CAMP LEATHERNECK, Afghanistan --
Signaling the end of their deployment in support of combat operations in Helmand Province, Combat Logistics Battalion 6 retired their organizational colors as Combat Logistics Battalion 2, 1st Marine Logistics Group (Forward), took charge during a transfer of authority ceremony here, July 31.
The “Red Cloud Battalion” has spent the last seven months providing logistical support to Regimental Combat Team 2 in areas to include Sangin, Musa Qal’eh and Now Zad, providing everything from food and fuel to ammunition.

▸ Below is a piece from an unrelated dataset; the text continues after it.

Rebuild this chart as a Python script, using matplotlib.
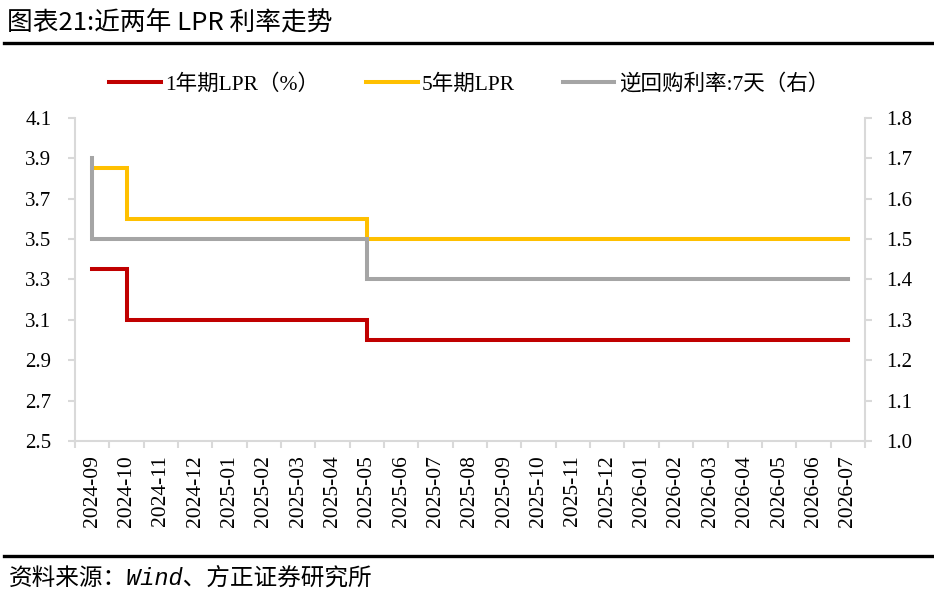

During the course of nearly 100 combat logistics patrols within the battlespace, the Marines of CLB-6, 1st MLG (FWD) have traveled more than 190,000 miles hauling 20 million pounds of personnel, supplies and equipment, and have performed 160 vehicle recoveries for RCT-2 personnel and other coalition forces. In addition to numerous and sometimes prolonged periods of small arms, indirect and rocket propelled grenade fire, the Marines encountered nearly 100 improvised explosive devises during operations in the region.
The Marines of CLB-6 hit the ground running and true to their dedicated nature, they concluded their last combat logistics patrol less than six hours prior to the ceremony.

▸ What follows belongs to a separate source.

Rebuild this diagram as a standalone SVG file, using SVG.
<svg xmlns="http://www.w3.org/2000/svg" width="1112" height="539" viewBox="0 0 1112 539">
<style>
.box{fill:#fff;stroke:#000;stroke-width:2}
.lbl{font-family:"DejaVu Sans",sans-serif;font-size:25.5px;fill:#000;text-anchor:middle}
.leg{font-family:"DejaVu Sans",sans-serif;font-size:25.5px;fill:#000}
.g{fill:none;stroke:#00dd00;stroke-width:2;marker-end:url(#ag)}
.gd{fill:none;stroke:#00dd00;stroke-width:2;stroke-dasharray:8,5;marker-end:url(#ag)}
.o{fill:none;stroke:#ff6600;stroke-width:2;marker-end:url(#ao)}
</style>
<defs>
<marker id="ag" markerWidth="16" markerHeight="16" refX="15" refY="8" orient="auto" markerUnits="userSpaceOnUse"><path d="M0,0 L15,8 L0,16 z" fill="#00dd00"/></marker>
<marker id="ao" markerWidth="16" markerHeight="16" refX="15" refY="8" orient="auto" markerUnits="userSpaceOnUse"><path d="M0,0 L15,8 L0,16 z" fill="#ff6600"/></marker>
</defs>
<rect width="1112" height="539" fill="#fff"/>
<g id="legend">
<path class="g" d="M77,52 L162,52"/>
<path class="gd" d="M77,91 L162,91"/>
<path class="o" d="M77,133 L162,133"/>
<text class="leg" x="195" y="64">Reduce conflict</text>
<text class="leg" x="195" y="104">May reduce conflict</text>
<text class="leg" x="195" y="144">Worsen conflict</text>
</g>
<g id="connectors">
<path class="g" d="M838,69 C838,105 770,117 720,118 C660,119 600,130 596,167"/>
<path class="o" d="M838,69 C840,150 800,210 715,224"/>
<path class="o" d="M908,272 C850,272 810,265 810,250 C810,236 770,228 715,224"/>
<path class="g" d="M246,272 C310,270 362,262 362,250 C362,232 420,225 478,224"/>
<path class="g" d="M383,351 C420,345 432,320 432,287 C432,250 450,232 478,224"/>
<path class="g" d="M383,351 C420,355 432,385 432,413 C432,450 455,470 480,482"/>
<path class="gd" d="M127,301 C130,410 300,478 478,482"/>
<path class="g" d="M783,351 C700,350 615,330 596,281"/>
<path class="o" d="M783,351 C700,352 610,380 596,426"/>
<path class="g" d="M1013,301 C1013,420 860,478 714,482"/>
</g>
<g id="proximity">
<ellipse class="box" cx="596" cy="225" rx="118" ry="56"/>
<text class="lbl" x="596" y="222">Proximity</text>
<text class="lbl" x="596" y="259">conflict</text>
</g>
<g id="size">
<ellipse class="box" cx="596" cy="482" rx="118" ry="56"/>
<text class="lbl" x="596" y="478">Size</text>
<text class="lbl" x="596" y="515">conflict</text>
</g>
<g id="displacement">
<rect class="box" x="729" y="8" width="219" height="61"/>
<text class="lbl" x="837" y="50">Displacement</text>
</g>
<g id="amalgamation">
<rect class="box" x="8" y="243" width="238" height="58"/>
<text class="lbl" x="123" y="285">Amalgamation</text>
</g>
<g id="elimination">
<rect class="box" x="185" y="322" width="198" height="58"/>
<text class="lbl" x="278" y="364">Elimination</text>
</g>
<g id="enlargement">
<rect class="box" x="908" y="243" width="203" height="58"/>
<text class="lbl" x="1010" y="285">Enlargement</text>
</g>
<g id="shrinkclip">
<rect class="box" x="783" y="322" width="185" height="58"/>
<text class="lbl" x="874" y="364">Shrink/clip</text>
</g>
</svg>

“Your tour of duty here in support of RCT-2 has been one of remarkable expertise and accomplishment,” said Brig. Gen. Charles Hudson, the commanding general of 1st MLG (FWD) as he addressed those in attendance.
Major William Stophel, the commanding officer of CLB-6, mentioned determination and drive as the keys to battalion’s success.

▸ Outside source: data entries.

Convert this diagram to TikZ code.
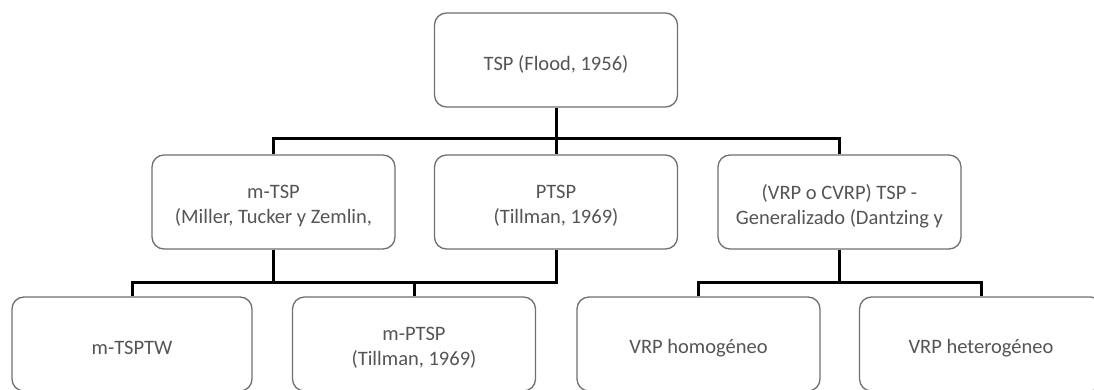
\documentclass[tikz,border=0pt]{standalone}
\usepackage{fontspec}
\setmainfont{Carlito}
\definecolor{txtgray}{HTML}{555555}
\definecolor{boxgray}{HTML}{707070}
\begin{document}
\begin{tikzpicture}[x=1pt,y=-1pt,
  box/.style={draw=boxgray, line width=1.3pt, rounded corners=12pt, fill=white,
    minimum width=243pt, minimum height=94pt, inner sep=0pt,
    label={[lbl]center:#1}},
  lbl/.style={align=center, inner sep=0pt, yshift=-4pt,
    text=txtgray, font=\fontsize{20.5}{25}\selectfont},
  conn/.style={draw=black, line width=3pt, line join=miter}]
\useasboundingbox (0,0) rectangle (1094,390);
\fill[white] (0,0) rectangle (1094,390);
% nodes
\node[box={TSP (Flood, 1956)}] (top) at (556,60) {};
\node[box={m-TSP\\(Miller, Tucker y Zemlin,}] (m1) at (273.5,202) {};
\node[box={PTSP\\(Tillman, 1969)}] (m2) at (556,202) {};
\node[box={(VRP o CVRP) TSP -\\Generalizado (Dantzing y}] (m3) at (839.5,202) {};
\node[box={m-TSPTW}, minimum width=240pt] (b1) at (132,344) {};
\node[box={m-PTSP\\(Tillman, 1969)}] (b2) at (414,344) {};
\node[box={VRP homogéneo}] (b3) at (698.5,344) {};
\node[box={VRP heterogéneo}] (b4) at (981,344) {};
% junctions
\coordinate (j1) at (556,139);
\coordinate (j2) at (273.5,282);
\coordinate (j3) at (839.5,282);
% connectors
\draw[conn] (top.south) -- (j1);
\draw[conn] (m1.north) |- (j1) -| (m3.north);
\draw[conn] (j1) -- (m2.north);
\draw[conn] (m1.south) -- (j2);
\draw[conn] (b1.north) |- (j2) -| (m2.south);
\draw[conn] (b2.north) -- (b2.north |- j2);
\draw[conn] (m3.south) -- (j3);
\draw[conn] (b3.north) |- (j3) -| (b4.north);
\end{tikzpicture}
\end{document}
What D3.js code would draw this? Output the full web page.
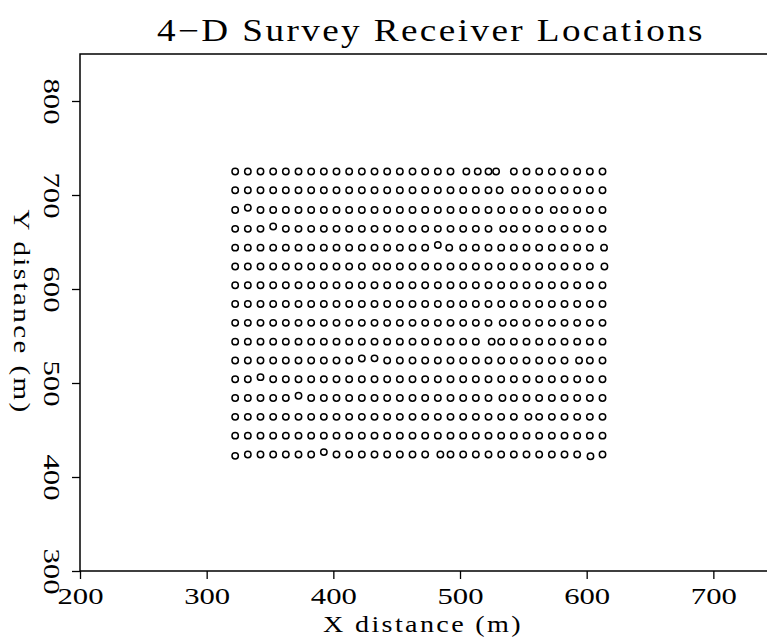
<!DOCTYPE html>
<html>
<head>
<meta charset="utf-8">
<script src="https://cdn.jsdelivr.net/npm/d3@7/dist/d3.min.js"></script>
<style>
  html, body { margin: 0; padding: 0; background: #fff; }
  svg { display: block; }
  text { font-family: "Liberation Serif", "DejaVu Serif", serif; fill: #000; }
</style>
</head>
<body>
<script>
// Receiver grid: nominal column (X) and row (Y) positions in metres
const columnX = [322.5, 332.5, 342.5, 352.5, 362.5, 372.5, 382.5, 392.5, 402.5, 412.5,
                 422.5, 432.5, 442.5, 452.5, 462.5, 472.5, 482.5, 492.5, 502.5, 512.5,
                 522.5, 532.5, 542.5, 552.5, 562.5, 572.5, 582.5, 592.5, 602.5, 612.5];
const rowY = [424, 444, 464, 484, 504, 524, 544, 564, 584, 604, 624, 644, 664, 684, 705, 725];

// Receivers that sit off their nominal spot: [row index, column index, dx (m), dy (m)]
const displaced = [
  [15, 18, 2.5, 0], [15, 19, 1.5, 0], [15, 21, -4, 0],
  [14, 21, -1.2, 0], [14, 22, 1, 0],
  [13, 1, 0, 2.5], [13, 25, 1.5, 0],
  [12, 3, 0, 2.5], [12, 21, 1.6, 0],
  [11, 16, 0, 2.8], [11, 17, -1, 0], [11, 29, 1.2, 0],
  [10, 11, 1.5, 0], [10, 29, 1.5, 0],
  [7, 21, 1.2, 0],
  [6, 20, 2.5, 0],
  [5, 10, 0, 2], [5, 11, 0, 2.2], [5, 27, 1.5, 0],
  [4, 2, 0, 2.2],
  [3, 5, 0, 2.5], [3, 21, 1, 0],
  [2, 23, 1.5, 0],
  [0, 0, 0, -1.5], [0, 7, 0, 2.5], [0, 16, 2, 0], [0, 28, 0.5, -2]
];

const xTicks = [200, 300, 400, 500, 600, 700];
const yTicks = [300, 400, 500, 600, 700, 800];

const titleText = "4\u2212D Survey Receiver Locations";
const xLabel = "X distance (m)";
const yLabel = "Y distance (m)";

const W = 767, H = 640;
const plotLeft = 80, plotTop = 54, plotBottom = 571;

const x = d3.scaleLinear().domain([200, 750]).range([plotLeft, plotLeft + 550 * 1.2667]);
const y = d3.scaleLinear().domain([300, 850]).range([plotBottom, plotTop]);

// Build receiver list
const offsetMap = new Map(displaced.map(d => [d[0] + "," + d[1], d]));
const receivers = [];
rowY.forEach((yv, r) => {
  columnX.forEach((xv, c) => {
    const o = offsetMap.get(r + "," + c);
    receivers.push({ x: xv + (o ? o[2] : 0), y: yv + (o ? o[3] : 0) });
  });
});

const svg = d3.select("body").append("svg")
  .attr("width", W).attr("height", H);

// Frame: left axis, top border, bottom axis
svg.append("path")
  .attr("stroke", "#000").attr("stroke-width", 1.5).attr("fill", "none")
  .attr("d", `M${x.range()[1]},${plotTop}H${plotLeft}V${plotBottom}H${x.range()[1]}`);

// Wide, open lettering: stretch glyphs and spacing to a given run length
function stretch(sel, len) {
  sel.attr("textLength", len).attr("lengthAdjust", "spacingAndGlyphs");
}

// X axis
const xAxis = svg.append("g")
  .attr("transform", `translate(0,${plotBottom})`)
  .call(d3.axisBottom(x).tickValues(xTicks).tickSize(8).tickSizeOuter(0).tickFormat(d3.format("d")));
xAxis.select(".domain").remove();
xAxis.selectAll(".tick line").attr("stroke", "#000").attr("stroke-width", 1.3);
xAxis.selectAll(".tick text")
  .attr("font-size", 24)
  .attr("font-family", "Liberation Serif, serif")
  .attr("dy", null)
  .attr("y", 33)
  .attr("fill", "#000")
  .call(stretch, 46);

// Y axis
const yAxis = svg.append("g")
  .attr("transform", `translate(${plotLeft},0)`)
  .call(d3.axisLeft(y).tickValues(yTicks).tickSize(8).tickSizeOuter(0).tickFormat(d3.format("d")));
yAxis.select(".domain").remove();
yAxis.selectAll(".tick line").attr("stroke", "#000").attr("stroke-width", 1.3);
yAxis.selectAll(".tick text")
  .attr("font-size", 24)
  .attr("font-family", "Liberation Serif, serif")
  .attr("x", null).attr("dy", null)
  .attr("text-anchor", "middle")
  .attr("dominant-baseline", "central")
  .attr("transform", "translate(-28,0) rotate(90)")
  .attr("fill", "#000")
  .call(stretch, 46);

// Title and axis labels
svg.append("text")
  .attr("x", 431).attr("y", 41)
  .attr("text-anchor", "middle")
  .attr("font-size", 31)
  .style("letter-spacing", "2px")
  .call(stretch, 548)
  .text(titleText);

svg.append("text")
  .attr("x", 423).attr("y", 632)
  .attr("text-anchor", "middle")
  .attr("font-size", 24)
  .style("letter-spacing", "2px")
  .call(stretch, 200)
  .text(xLabel);

svg.append("text")
  .attr("transform", "translate(22,312) rotate(90)")
  .attr("text-anchor", "middle")
  .attr("dominant-baseline", "central")
  .attr("font-size", 24)
  .style("letter-spacing", "2px")
  .call(stretch, 205)
  .text(yLabel);

// Receiver markers
svg.append("g")
  .selectAll("circle")
  .data(receivers)
  .join("circle")
  .attr("cx", d => x(d.x))
  .attr("cy", d => y(d.y))
  .attr("r", 3.2)
  .attr("fill", "none")
  .attr("stroke", "#000")
  .attr("stroke-width", 1.5);
</script>
</body>
</html>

“We’ve certainly come a long way,” said Stophel. “It was daunting task laid before the battalion and they rose to the challenge. They never stopped.”
The commanding officer of CLB-2, Lt. Col. Brian Wolford, vowed to continue such excellence in the support of RCT-2.
“We are proud to be here and are ready to carry on the legacy of the 1st Marine Logistics Group,” he said.
As the Marines and sailors of CLB-6 make final preparations to return stateside next month, those belonging to CLB-2 are ready to carve their own path through the deserts of Afghanistan.